In 1925, Germann became research director of Laboratory Products Company. Brothers William Otto Frohring (1893–1959) and Paul R. Frohring (1903–1998) "did groundbreaking laboratory work at the Laboratory Products Co. in Cleveland that produced the first ready-prepared infant formula." Recognizing that the infant-food field was becoming crowded, the Frohring brothers began to diversify research and operations. Germann was recruited to lead the company into specialty biochemicals.

Germann was granted a year leave to take an active role in Lutheranizing a faltering Valparaiso University. He became professor of chemistry at Valparaiso, head of the department of chemistry, and acting dean of the school of pharmacy. Germann was acting president of Valparaiso University from May to September, 1927. During that time, the school of pharmacy was accepted as a member of the American Association of Colleges of Pharmacy, and judged to be conforming to the Association's standards.
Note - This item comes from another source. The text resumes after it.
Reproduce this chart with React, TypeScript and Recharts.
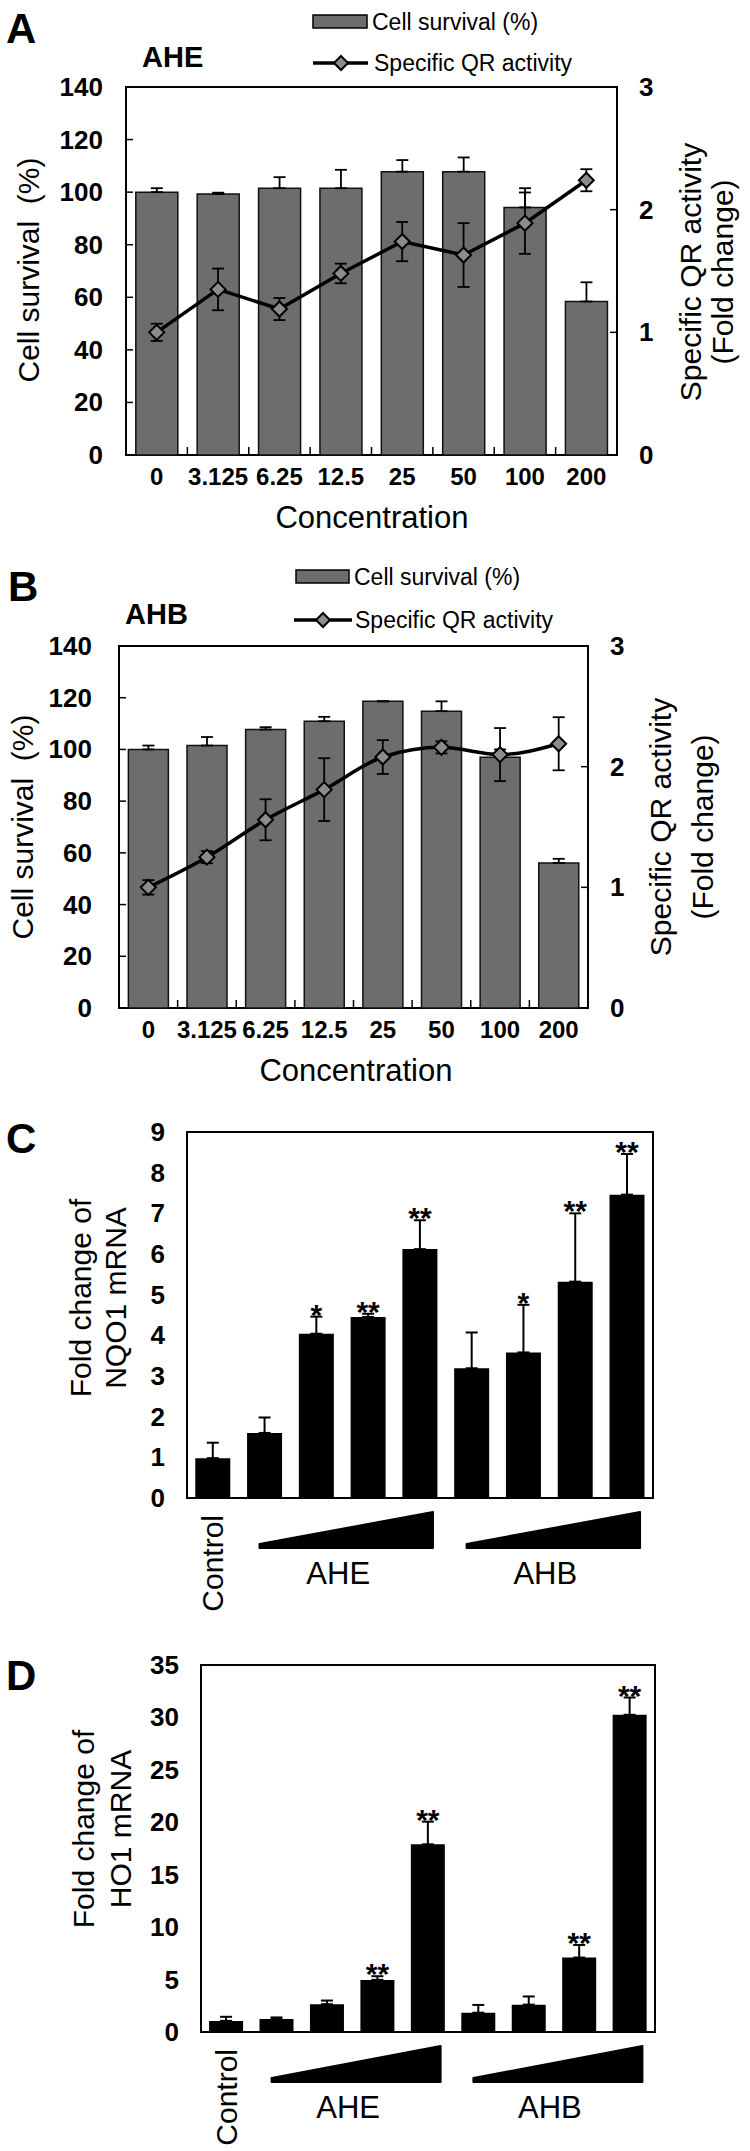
import React from "react";
import {
  ComposedChart,
  Bar,
  Line,
  XAxis,
  YAxis,
  ErrorBar,
  ReferenceArea,
  LabelList,
} from "recharts";

const FONT = "'Liberation Sans', Arial, Helvetica, sans-serif";

// ---------- Panels A & B : cell survival + specific QR activity ----------
const concentrations = ["0", "3.125", "6.25", "12.5", "25", "50", "100", "200"];

const survivalAHE = [100, 99.3, 101.5, 101.5, 107.8, 107.8, 94.2, 58.4];
const survivalErrAHE = [1.5, 0.5, 4.2, 7.0, 4.4, 5.4, 7.3, 7.3];
const qrAHE = [1.0, 1.35, 1.19, 1.48, 1.74, 1.63, 1.89, 2.24];
const qrErrAHE = [0.07, 0.17, 0.09, 0.08, 0.16, 0.26, 0.25, 0.09];

const survivalAHB = [100, 101.5, 107.7, 110.9, 118.6, 114.8, 97, 56.1];
const survivalErrAHB = [1.5, 3.3, 0.9, 1.7, 0, 3.8, 3, 1.6];
const qrAHB = [1.0, 1.25, 1.56, 1.81, 2.08, 2.16, 2.1, 2.19];
const qrErrAHB = [0.06, 0.05, 0.17, 0.26, 0.14, 0.05, 0.22, 0.22];

const survivalTicks = [0, 20, 40, 60, 80, 100, 120, 140];
const qrTicks = [0, 1, 2, 3];

// ---------- Panels C & D : mRNA fold change ----------
const treatments = ["Control", "AHE 1", "AHE 2", "AHE 3", "AHE 4", "AHB 1", "AHB 2", "AHB 3", "AHB 4"];
const groupLabels = ["AHE", "AHB"];

const nqo1 = [0.98, 1.6, 4.04, 4.45, 6.12, 3.19, 3.58, 5.32, 7.46];
const nqo1Err = [0.38, 0.38, 0.42, 0.08, 0.71, 0.88, 1.17, 1.68, 1.0];
const nqo1Stars = ["", "", "*", "**", "**", "", "*", "**", "**"];
const nqo1Ticks = [0, 1, 2, 3, 4, 5, 6, 7, 8, 9];

const ho1 = [1.06, 1.23, 2.65, 4.97, 17.9, 1.84, 2.61, 7.1, 30.25];
const ho1Err = [0.39, 0.16, 0.35, 0.35, 2.16, 0.74, 0.78, 1.2, 1.65];
const ho1Stars = ["", "", "", "**", "**", "", "", "**", "**"];
const ho1Ticks = [0, 5, 10, 15, 20, 25, 30, 35];

const survivalData = (s: number[], se: number[], q: number[], qe: number[]) =>
  concentrations.map((c, i) => ({ c, surv: s[i], survErr: [0, se[i]], qr: q[i], qrErr: qe[i] }));

const expressionData = (v: number[], e: number[], st: string[]) =>
  treatments.map((t, i) => ({ t, v: v[i], err: [0, e[i]], star: st[i] }));

// ---------- tick renderers ----------
function makeLeftTick(gap: number, fontSize: number, mark: number) {
  return (props: any) => {
    const { x, y, payload } = props;
    return (
      <g>
        {mark > 0 && <line x1={x} x2={x + mark} y1={y} y2={y} stroke="#000" strokeWidth={1.5} />}
        <text x={x - gap} y={y} textAnchor="end" dominantBaseline="central" fontFamily={FONT} fontWeight={700} fontSize={fontSize} fill="#000">
          {payload.value}
        </text>
      </g>
    );
  };
}

function makeRightTick(gap: number, fontSize: number, mark: number) {
  return (props: any) => {
    const { x, y, payload } = props;
    return (
      <g>
        {mark > 0 && <line x1={x - mark} x2={x} y1={y} y2={y} stroke="#000" strokeWidth={1.5} />}
        <text x={x + gap} y={y} textAnchor="start" dominantBaseline="central" fontFamily={FONT} fontWeight={700} fontSize={fontSize} fill="#000">
          {payload.value}
        </text>
      </g>
    );
  };
}

function makeConcTick(halfBand: number, dy: number) {
  return (props: any) => {
    const { x, y, payload, index } = props;
    const half = payload && payload.offset ? payload.offset : halfBand;
    return (
      <g>
        {index > 0 && <line x1={x - half} x2={x - half} y1={y} y2={y - 8} stroke="#000" strokeWidth={1.5} />}
        <text x={x} y={y + dy} textAnchor="middle" dominantBaseline="central" fontFamily={FONT} fontWeight={700} fontSize={24} fill="#000">
          {payload.value}
        </text>
      </g>
    );
  };
}

function makeGroupTick(halfBand: number) {
  return (props: any) => {
    const { x, y, index } = props;
    const half = props.payload && props.payload.offset ? props.payload.offset : halfBand;
    const band = half * 2;
    if (index === 0) {
      return (
        <text transform={`translate(${x},${y + 17}) rotate(-90)`} textAnchor="end" dominantBaseline="central" fontFamily={FONT} fontSize={30} fill="#000">
          Control
        </text>
      );
    }
    if (index === 1 || index === 5) {
      const label = groupLabels[index === 1 ? 0 : 1];
      const xl = x - 0.1 * band;
      const xr = x + 3.25 * band;
      const yt = y + 14;
      const yb = y + 50;
      return (
        <g>
          <polygon points={`${xl},${yb - 4} ${xr},${yt} ${xr},${yb} ${xl},${yb}`} fill="#000" stroke="#000" strokeWidth={2} strokeLinejoin="round" />
          <text x={(xl + xr) / 2 - 8} y={y + 75} textAnchor="middle" dominantBaseline="central" fontFamily={FONT} fontSize={31} fill="#000">
            {label}
          </text>
        </g>
      );
    }
    return <g />;
  };
}

const diamondDot = (p: any) => {
  const { cx, cy, index } = p;
  if (cx == null || cy == null) return <g key={`d${index}`} />;
  return (
    <polygon
      key={`d${index}`}
      points={`${cx},${cy - 7.5} ${cx + 7.5},${cy} ${cx},${cy + 7.5} ${cx - 7.5},${cy}`}
      fill="#8c8c8c"
      stroke="#000"
      strokeWidth={2}
    />
  );
};

function makeStarLabel(vals: number[], errs: number[], stars: string[]) {
  return (props: any) => {
    const { x, y, width, height, index } = props;
    const s = stars[index];
    if (!s) return <g />;
    const px = height / vals[index];
    const top = y - errs[index] * px;
    return (
      <text x={x + width / 2} y={top + 8} textAnchor="middle" fontFamily={FONT} fontWeight={700} fontSize={30} fill="#000">
        {s}
      </text>
    );
  };
}

type SurvCfg = { top: number; height: number; marginTop: number; xAxisHeight: number; leftW: number; rightW: number; leftGap: number; rightGap: number };

function SurvivalPanel({ cfg, data, lineType }: { cfg: SurvCfg; data: any[]; lineType: any }) {
  const plotW = 750 - cfg.leftW - cfg.rightW;
  const half = plotW / concentrations.length / 2;
  return (
    <div style={{ position: "absolute", left: 0, top: cfg.top }}>
      <ComposedChart width={750} height={cfg.height} data={data} margin={{ top: cfg.marginTop, right: 0, bottom: 0, left: 0 }} barCategoryGap="16%">
        <XAxis dataKey="c" height={cfg.xAxisHeight} interval={0} tickSize={0} tickMargin={0} axisLine={false} tickLine={false} tick={makeConcTick(half, 21)} />
        <YAxis yAxisId="left" orientation="left" width={cfg.leftW} domain={[0, 140]} ticks={survivalTicks} interval={0} tickSize={0} tickMargin={0} axisLine={false} tickLine={false} tick={makeLeftTick(cfg.leftGap, 26, 7)} />
        <YAxis yAxisId="right" orientation="right" width={cfg.rightW} domain={[0, 3]} ticks={qrTicks} interval={0} tickSize={0} tickMargin={0} axisLine={false} tickLine={false} tick={makeRightTick(cfg.rightGap, 26, 7)} />
        <Bar yAxisId="left" dataKey="surv" fill="#6d6d6d" stroke="#111" strokeWidth={1.5} isAnimationActive={false}>
          <ErrorBar dataKey="survErr" width={6} stroke="#000" strokeWidth={1.8} direction="y" />
        </Bar>
        <Line yAxisId="right" dataKey="qr" type={lineType} stroke="#000" strokeWidth={3.5} dot={diamondDot} activeDot={false} isAnimationActive={false}>
          <ErrorBar dataKey="qrErr" width={6} stroke="#000" strokeWidth={1.8} direction="y" />
        </Line>
        <ReferenceArea yAxisId="left" y1={0} y2={140} fill="none" fillOpacity={0} stroke="#000" strokeWidth={2} ifOverflow="visible" />
      </ComposedChart>
    </div>
  );
}

type ExprCfg = { top: number; height: number; marginTop: number; xAxisHeight: number; leftW: number; rightM: number };

function ExpressionPanel({ cfg, data, ticks, vals, errs, stars }: { cfg: ExprCfg; data: any[]; ticks: number[]; vals: number[]; errs: number[]; stars: string[] }) {
  const plotW = 750 - cfg.leftW - cfg.rightM;
  const half = plotW / treatments.length / 2;
  const max = ticks[ticks.length - 1];
  return (
    <div style={{ position: "absolute", left: 0, top: cfg.top }}>
      <ComposedChart width={750} height={cfg.height} data={data} margin={{ top: cfg.marginTop, right: cfg.rightM, bottom: 0, left: 0 }} barCategoryGap="16%">
        <XAxis dataKey="t" height={cfg.xAxisHeight} interval={0} tickSize={0} tickMargin={0} axisLine={false} tickLine={false} tick={makeGroupTick(half)} />
        <YAxis width={cfg.leftW} domain={[0, max]} ticks={ticks} interval={0} tickSize={0} tickMargin={0} axisLine={false} tickLine={false} tick={makeLeftTick(22, 26, 0)} />
        <Bar dataKey="v" fill="#000" isAnimationActive={false}>
          <ErrorBar dataKey="err" width={6} stroke="#000" strokeWidth={2} direction="y" />
          <LabelList dataKey="star" content={makeStarLabel(vals, errs, stars)} />
        </Bar>
        <ReferenceArea y1={0} y2={max} fill="none" fillOpacity={0} stroke="#000" strokeWidth={2} ifOverflow="visible" />
      </ComposedChart>
    </div>
  );
}

const txt = { fontFamily: FONT, fill: "#000" } as const;

function Overlay() {
  const legendDiamond = (cx: number, cy: number) => (
    <polygon points={`${cx},${cy - 7} ${cx + 7},${cy} ${cx},${cy + 7} ${cx - 7},${cy}`} fill="#8c8c8c" stroke="#000" strokeWidth={2} />
  );
  return (
    <svg width={750} height={2151} style={{ position: "absolute", left: 0, top: 0, pointerEvents: "none" }}>
      {/* Panel A */}
      <text x={6} y={43} {...txt} fontSize={42} fontWeight={700}>A</text>
      <rect x={313} y={15} width={54} height={13} fill="#6d6d6d" stroke="#000" strokeWidth={1.5} />
      <text x={372} y={22} {...txt} fontSize={23} dominantBaseline="central">Cell survival (%)</text>
      <line x1={313} x2={368} y1={63} y2={63} stroke="#000" strokeWidth={3.5} />
      {legendDiamond(341, 63)}
      <text x={374} y={63} {...txt} fontSize={23} dominantBaseline="central">Specific QR activity</text>
      <text x={142} y={67} {...txt} fontSize={29} fontWeight={700}>AHE</text>
      <text x={372} y={517} {...txt} fontSize={31} textAnchor="middle" dominantBaseline="central">Concentration</text>
      <text transform="translate(28,270) rotate(-90)" {...txt} fontSize={30} textAnchor="middle" dominantBaseline="central">{"Cell survival\u00A0 (%)"}</text>
      <text transform="translate(690,272) rotate(-90)" {...txt} fontSize={30} textAnchor="middle" dominantBaseline="central">Specific QR activity</text>
      <text transform="translate(722,272) rotate(-90)" {...txt} fontSize={30} textAnchor="middle" dominantBaseline="central">(Fold change)</text>

      {/* Panel B */}
      <text x={8} y={601} {...txt} fontSize={42} fontWeight={700}>B</text>
      <rect x={296} y={570} width={53} height={13} fill="#6d6d6d" stroke="#000" strokeWidth={1.5} />
      <text x={354} y={577} {...txt} fontSize={23} dominantBaseline="central">Cell survival (%)</text>
      <line x1={294} x2={352} y1={620} y2={620} stroke="#000" strokeWidth={3.5} />
      {legendDiamond(323, 620)}
      <text x={355} y={620} {...txt} fontSize={23} dominantBaseline="central">Specific QR activity</text>
      <text x={125} y={624} {...txt} fontSize={29} fontWeight={700}>AHB</text>
      <text x={356} y={1070} {...txt} fontSize={31} textAnchor="middle" dominantBaseline="central">Concentration</text>
      <text transform="translate(22,827) rotate(-90)" {...txt} fontSize={30} textAnchor="middle" dominantBaseline="central">{"Cell survival\u00A0 (%)"}</text>
      <text transform="translate(660,827) rotate(-90)" {...txt} fontSize={30} textAnchor="middle" dominantBaseline="central">Specific QR activity</text>
      <text transform="translate(702,827) rotate(-90)" {...txt} fontSize={30} textAnchor="middle" dominantBaseline="central">(Fold change)</text>

      {/* Panel C */}
      <text x={6} y={1153} {...txt} fontSize={42} fontWeight={700}>C</text>
      <text transform="translate(80,1298) rotate(-90)" {...txt} fontSize={30} textAnchor="middle" dominantBaseline="central">Fold change of</text>
      <text transform="translate(115,1298) rotate(-90)" {...txt} fontSize={30} textAnchor="middle" dominantBaseline="central">NQO1 mRNA</text>

      {/* Panel D */}
      <text x={6} y={1690} {...txt} fontSize={42} fontWeight={700}>D</text>
      <text transform="translate(83,1829) rotate(-90)" {...txt} fontSize={30} textAnchor="middle" dominantBaseline="central">Fold change of</text>
      <text transform="translate(120,1829) rotate(-90)" {...txt} fontSize={30} textAnchor="middle" dominantBaseline="central">HO1 mRNA</text>
    </svg>
  );
}

export default function App() {
  const cfgA: SurvCfg = { top: 0, height: 540, marginTop: 87, xAxisHeight: 85, leftW: 126, rightW: 133, leftGap: 23, rightGap: 22 };
  const cfgB: SurvCfg = { top: 540, height: 540, marginTop: 106, xAxisHeight: 72, leftW: 119, rightW: 162, leftGap: 27, rightGap: 22 };
  const cfgC: ExprCfg = { top: 1080, height: 560, marginTop: 52, xAxisHeight: 142, leftW: 187, rightM: 97 };
  const cfgD: ExprCfg = { top: 1640, height: 511, marginTop: 25, xAxisHeight: 119, leftW: 201, rightM: 95 };
  return (
    <div style={{ position: "absolute", left: 0, top: 0, width: 750, height: 2151, background: "#fff", overflow: "hidden" }}>
      <SurvivalPanel cfg={cfgA} data={survivalData(survivalAHE, survivalErrAHE, qrAHE, qrErrAHE)} lineType="linear" />
      <SurvivalPanel cfg={cfgB} data={survivalData(survivalAHB, survivalErrAHB, qrAHB, qrErrAHB)} lineType="monotone" />
      <ExpressionPanel cfg={cfgC} data={expressionData(nqo1, nqo1Err, nqo1Stars)} ticks={nqo1Ticks} vals={nqo1} errs={nqo1Err} stars={nqo1Stars} />
      <ExpressionPanel cfg={cfgD} data={expressionData(ho1, ho1Err, ho1Stars)} ticks={ho1Ticks} vals={ho1} errs={ho1Err} stars={ho1Stars} />
      <Overlay />
    </div>
  );
}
Back in Cleveland at Laboratory Products Company, Germann assembled his own research group. The specialty biochemical carotene was prominent in his plans. His associates were Vernon Jersey, Robert John Cross (1884–1955), Otto Ungnade (1883–1963), and Harold Barnett (1903–1956). They intended to capitalize on the vitamin revolution. Germann, Jersey, Cross, and Ungnade founded Nutritional Research Associates, Inc. in 1935 with Albert Germann President. They established research and production facilities in South Whitley, Indiana, for extraction, purification, and stabilization of Vitamin A from carrots and Vitamin E from wheat germ.

==Personal life==
Germann married Ida Helene Johanna Meinke (1884–1976) on November 26, 1914. They had four children: Luise Barbara Germann Pook (February 11, 1916 – January 27, 2012), Edith Germann Osborn (September 6, 1917 – March 31, 1990), Lucia May Germann Harley (May 28, 1920 – January 12, 1998), and Albert Fredrick Ottomar Germann II (born January 4, 1929).

Albert Sr. was raised as a member of the Lutheran Church (Missouri Synod) and as a youngster attended the Lutheran St. John's Christian Day School in Peru. After moving to South Whitley, Ida and Albert joined St. John's Lutheran Church (Missouri Synod), six miles east of South Whitley. Both were buried in the St. John's cemetery.